I caught the QS World MBA Tour last night in Berlin. There were a number of business school reps there, so I thought it might be a good opportunity to ask them something that’s on the minds of many in the FIND MBA community these days – applications and qualifications.

One of the questions that keeps coming up in our discussion board each year is “Why do I need work experience in order to get into business school?”

So, I asked around. Here’s what they said:

Marc Endrigat, Pepperdine University (Graziadio)
“If you don’t have any work experience, you’re not going to get as much out of the program. Until a couple of years ago, we used to not require work experience, but then the students and the professors said that the people who are in the program without work experience cannot contribute in the classroom, and they don’t get as much out of the classroom. If they don’t have any experience that they can relate the theories to, they’re not going to learn.”

“The work experience that someone brings into the program is usually going to be the biggest asset on their application…I would say that the quality and amount of work experience can supercede a lower GMAT score.”

Melissa Jones, INSEAD
“At INSEAD, you need a minimum of 2 years of work experience to get admitted to the program. The average of our students is 6 years. We just feel that bringing that experience to the classroom can bring so much more value than coming straight out of an undergrad. When you’re in the classroom, 50 percent of the learning comes from the professor and the other half comes from all your peers. So, if you have that experience, that’s when the learning really takes place.”

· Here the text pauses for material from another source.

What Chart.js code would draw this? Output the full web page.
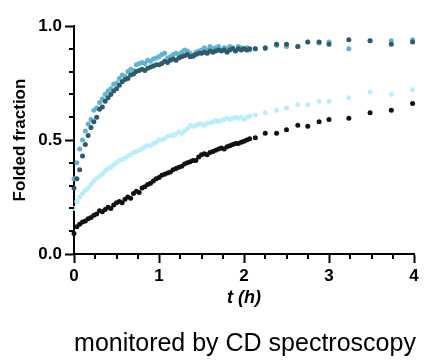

Spencer Altman, Alumni, HEC Paris
“It’s actually for everyone in the program, including the person who is applying … With all of the subjects that you cover in an MBA, it’s important – with 4, 5, 6, or in some cases 8 years (of work experience) – to be an expert in at least one of those subjects as some sort of reference point to apply to the rest. So, if you’re an accountant, to at least be able to say, okay, I know this.”

Hanne Jeppesen, Open University
“This is the leadership level, so you need to the actual experience to apply what we are teaching. If you go into a full-time MBA straight after university, you have no experience to apply it to, and you’ll come out at the end of it knowing all the theory about how to be a good manager and how to be a leader, but have no grip on about how to apply it to real life. When you learn theory, it’s important to have some idea in terms of how it applies to a real-life situation. You’ll be an expert on the theory of management, but you won’t be a manager.”